Given exercise » Up to and including the line with "plt.rcParams['font.weight'] = 'bold'", write out the listing from its first line, minus the pictures.

Dataset extract »
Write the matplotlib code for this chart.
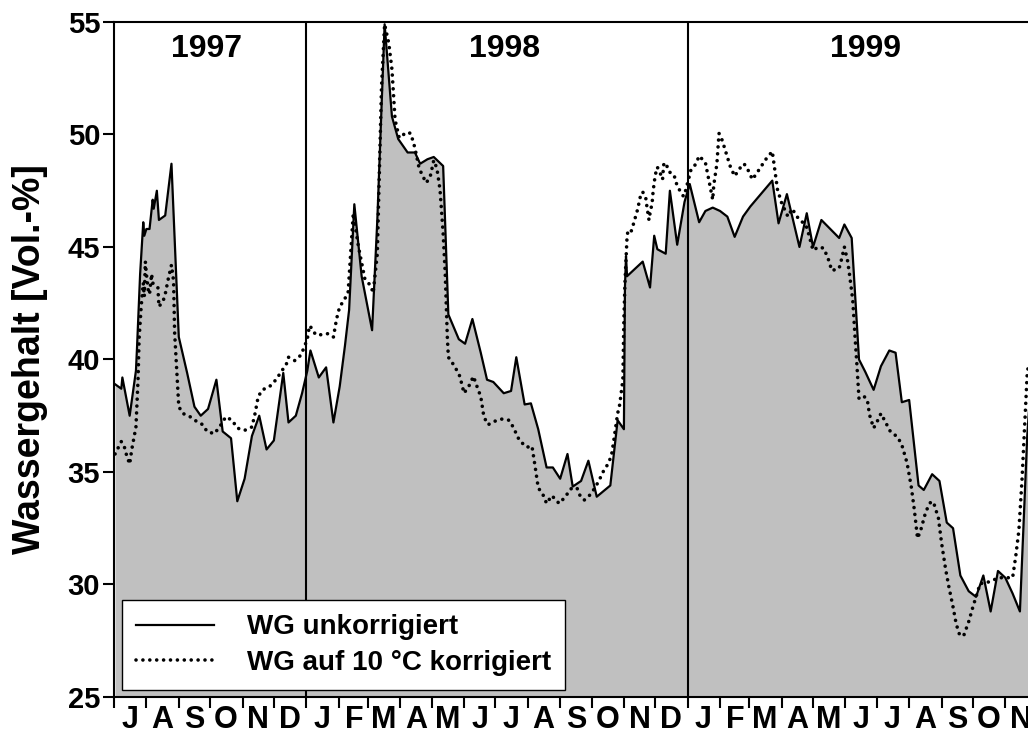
import numpy as np
import pandas as pd
import matplotlib
matplotlib.use("Agg")
import matplotlib.pyplot as plt
import matplotlib.dates as mdates

plt.rcParams['font.family'] = ['Liberation Sans', 'DejaVu Sans']
plt.rcParams['font.weight'] = 'bold'

# days since 1 July 1997, water content in Vol.-%
solid_day = [1, 7, 8, 15, 21, 22, 25, 28, 29, 31, 34, 37, 38, 41, 43, 49, 55, 62, 70, 77,
             83, 90, 98, 104, 112, 118, 125, 132, 139, 146, 153, 162, 167, 174, 180, 185, 188, 196, 203, 210,
             216, 221, 225, 230, 237, 247, 252, 259, 266, 272, 281, 288, 293, 300, 306, 315, 320, 330, 336, 343,
             351, 357, 363, 373, 380, 385, 393, 399, 406, 414, 420, 427, 434, 439, 447, 454, 462, 475, 482, 488,
             489, 490, 491, 506, 513, 517, 520, 528, 532, 539, 546, 551, 560, 566, 573, 580, 587, 594, 602, 609,
             630, 636, 644, 656, 663, 669, 677, 694, 699, 706, 713, 719, 727, 734, 742, 748, 754, 761, 770, 775,
             783, 790, 797, 803, 810, 818, 825, 832, 839, 846, 853, 860, 867, 874, 879]
solid_wg = [38.9, 38.7, 39.2, 37.5, 39.5, 40.5, 43.8, 46.1, 45.5, 45.8, 45.8, 47.1, 46.7, 47.5, 46.2, 46.4, 48.7, 41.0, 39.4, 37.9,
            37.5, 37.8, 39.1, 36.8, 36.5, 33.7, 34.7, 36.6, 37.5, 36.0, 36.4, 39.4, 37.2, 37.5, 38.5, 39.5, 40.4, 39.2, 39.65, 37.2,
            38.8, 40.6, 42.2, 46.9, 43.7, 41.3, 46.2, 54.9, 50.8, 49.8, 49.2, 49.2, 48.7, 48.9, 49.0, 48.6, 42.0, 40.9, 40.7, 41.8,
            40.3, 39.1, 39.0, 38.5, 38.6, 40.1, 38.0, 38.05, 36.9, 35.2, 35.2, 34.7, 35.8, 34.35, 34.6, 35.5, 33.9, 34.4, 37.3, 36.9,
            43.2, 44.6, 43.7, 44.35, 43.2, 45.5, 44.9, 44.7, 47.5, 45.1, 47.0, 47.8, 46.1, 46.6, 46.75, 46.6, 46.35, 45.45, 46.35, 46.8,
            47.95, 46.05, 47.35, 45.0, 46.5, 45.0, 46.2, 45.4, 46.0, 45.4, 40.0, 39.45, 38.65, 39.7, 40.4, 40.3, 38.1, 38.2, 34.4, 34.2,
            34.9, 34.6, 32.75, 32.5, 30.4, 29.7, 29.45, 30.4, 28.8, 30.6, 30.3, 29.6, 28.8, 36.6, 40.0]

dotted_day = [1, 7, 10, 12, 15, 17, 21, 23, 24, 26, 28, 29, 30, 31, 33, 34, 36, 37, 42, 43,
              47, 49, 52, 55, 57, 58, 62, 66, 73, 79, 85, 89, 96, 101, 107, 113, 118, 125, 132, 135,
              138, 142, 149, 155, 160, 165, 167, 173, 179, 182, 185, 187, 189, 193, 199, 205, 210, 213, 216, 219,
              224, 229, 234, 240, 246, 248, 252, 256, 259, 263, 266, 269, 273, 280, 284, 288, 292, 296, 299, 303,
              306, 309, 312, 315, 317, 319, 320, 326, 331, 335, 340, 344, 347, 351, 354, 358, 364, 371, 378, 382,
              388, 395, 400, 403, 406, 411, 414, 419, 426, 432, 437, 443, 446, 450, 456, 461, 465, 468, 472, 476,
              478, 480, 482, 484, 487, 488, 489, 491, 492, 495, 497, 501, 504, 506, 509, 510, 512, 513, 515, 516,
              518, 520, 523, 525, 526, 528, 531, 536, 538, 541, 545, 547, 550, 552, 557, 560, 566, 569, 573, 574,
              577, 579, 582, 586, 590, 594, 599, 603, 607, 611, 619, 623, 630, 633, 635, 639, 643, 645, 649, 653,
              656, 662, 665, 669, 674, 679, 683, 687, 694, 696, 699, 702, 704, 707, 709, 711, 713, 718, 721, 723,
              727, 731, 734, 739, 743, 750, 754, 759, 763, 766, 769, 772, 777, 782, 785, 789, 792, 796, 799, 803,
              806, 809, 813, 818, 822, 826, 829, 834, 841, 849, 854, 860, 863, 866, 869, 871, 873, 874, 878]
dotted_wg = [35.8, 36.35, 36.1, 35.75, 35.35, 36.0, 37.0, 39.1, 40.9, 42.35, 43.4, 42.8, 44.35, 43.8, 43.0, 42.9, 43.8, 43.4, 43.2, 42.35,
             42.6, 42.9, 43.6, 44.2, 43.5, 41.2, 37.9, 37.6, 37.45, 37.25, 37.1, 36.8, 36.7, 37.0, 37.45, 37.3, 36.95, 36.85, 37.0, 37.6,
             38.35, 38.65, 38.8, 39.1, 39.45, 39.8, 40.1, 39.95, 40.2, 40.55, 40.9, 41.5, 41.4, 41.1, 41.1, 41.15, 41.0, 41.8, 42.35, 42.55,
             42.95, 46.5, 45.0, 43.6, 43.25, 42.95, 44.7, 52.1, 54.9, 54.05, 52.9, 50.65, 49.85, 50.1, 50.05, 49.4, 48.5, 48.1, 47.85, 48.2,
             48.85, 48.5, 47.55, 45.6, 43.8, 41.0, 40.1, 39.7, 39.25, 38.5, 38.85, 39.25, 38.85, 38.35, 37.45, 37.1, 37.25, 37.35, 37.3, 37.0,
             36.4, 36.1, 36.15, 35.25, 34.3, 33.95, 33.6, 33.95, 33.6, 33.9, 34.25, 34.3, 33.95, 33.75, 34.0, 34.35, 34.7, 35.0, 35.3, 35.7,
             36.3, 36.95, 37.6, 38.0, 39.1, 41.8, 43.4, 45.45, 45.75, 45.7, 46.0, 46.65, 47.3, 47.45, 47.15, 46.8, 46.2, 46.5, 46.95, 47.5,
             48.2, 48.55, 48.25, 48.0, 48.65, 48.75, 48.35, 48.2, 47.85, 47.55, 47.25, 47.5, 48.05, 48.4, 48.7, 49.05, 48.75, 48.05, 47.1, 47.75,
             48.7, 50.05, 49.75, 49.15, 48.55, 48.15, 48.5, 48.7, 48.4, 48.0, 48.55, 48.85, 49.25, 48.25, 47.55, 46.95, 46.55, 46.35, 46.7, 46.4,
             46.2, 46.0, 45.55, 44.85, 45.0, 44.95, 44.55, 43.95, 44.05, 44.4, 45.0, 44.4, 43.75, 42.65, 41.15, 39.75, 38.25, 38.35, 38.2, 37.55,
             36.95, 37.3, 37.6, 37.15, 36.8, 36.55, 36.2, 35.4, 34.35, 33.3, 32.05, 32.4, 33.25, 33.7, 33.55, 32.95, 31.85, 30.65, 29.9, 29.0,
             28.25, 27.8, 27.7, 28.35, 29.0, 29.6, 30.05, 30.05, 30.2, 30.3, 30.3, 30.3, 31.25, 32.4, 34.65, 36.55, 38.35, 39.4, 40.5]

years = ['1997', '1998', '1999']
year_label_dates = ['1997-09-28', '1998-07-10', '1999-06-20']
year_starts = ['1998-01-01', '1999-01-01']
month_letters = ['J', 'F', 'M', 'A', 'M', 'J', 'J', 'A', 'S', 'O', 'N', 'D']

start = pd.Timestamp('1997-07-01')
x_solid = start + pd.to_timedelta(solid_day, unit='D')
x_dotted = start + pd.to_timedelta(dotted_day, unit='D')

fig = plt.figure(figsize=(10.28, 7.38), dpi=100)
ax = fig.add_axes([0.1109, 0.0556, 0.8975, 0.9146])

ax.fill_between(x_solid, solid_wg, 25, color='#c0c0c0', linewidth=0, zorder=1)
ax.plot(x_solid, solid_wg, color='black', lw=1.6, zorder=3, label='WG unkorrigiert')
ax.plot(x_dotted, dotted_wg, color='black', lw=2.6, linestyle=(0, (0.01, 1.9)),
        dash_capstyle='round', zorder=3, label='WG auf 10 °C korrigiert')

for d in year_starts:
    ax.axvline(pd.Timestamp(d), color='black', lw=1.5, zorder=2)
for y, d in zip(years, year_label_dates):
    ax.text(pd.Timestamp(d), 53.8, y, ha='center', va='center', fontsize=23, fontweight='bold')

ax.set_xlim(pd.Timestamp('1997-07-01'), pd.Timestamp('1999-12-01'))
ax.set_ylim(25, 55)
ax.set_yticks(np.arange(25, 56, 5))

ax.xaxis.set_major_locator(mdates.MonthLocator())
ax.xaxis.set_major_formatter(plt.NullFormatter())
ax.xaxis.set_minor_locator(mdates.MonthLocator(bymonthday=16))
ax.xaxis.set_minor_formatter(plt.FuncFormatter(lambda v, p: month_letters[mdates.num2date(v).month - 1]))
ax.tick_params(axis='x', which='major', direction='out', length=8, width=1.5)
ax.tick_params(axis='x', which='minor', length=0, pad=6, labelsize=22)
ax.tick_params(axis='y', direction='out', length=8, width=1.5, labelsize=21, pad=2)
for lab in ax.get_xticklabels(minor=True) + ax.get_yticklabels():
    lab.set_fontweight('bold')
for s in ax.spines.values():
    s.set_linewidth(1.5)

ax.set_ylabel('Wassergehalt [Vol.-%]', fontsize=27, fontweight='bold', labelpad=14)

leg = ax.legend(loc='lower left', bbox_to_anchor=(0.0087, 0.0104), fontsize=20, frameon=True,
                fancybox=False, edgecolor='black', framealpha=1, handlelength=2.8,
                handletextpad=1.2, borderpad=0.5, labelspacing=0.35, borderaxespad=0)
leg.get_frame().set_linewidth(1.0)
for t in leg.get_texts():
    t.set_fontweight('bold')

fig.savefig('out.png', dpi=100)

Exercise response »
Write the matplotlib code for this chart.
import numpy as np
import pandas as pd
import matplotlib
matplotlib.use("Agg")
import matplotlib.pyplot as plt
import matplotlib.dates as mdates

plt.rcParams['font.family'] = ['Liberation Sans', 'DejaVu Sans']
plt.rcParams['font.weight'] = 'bold'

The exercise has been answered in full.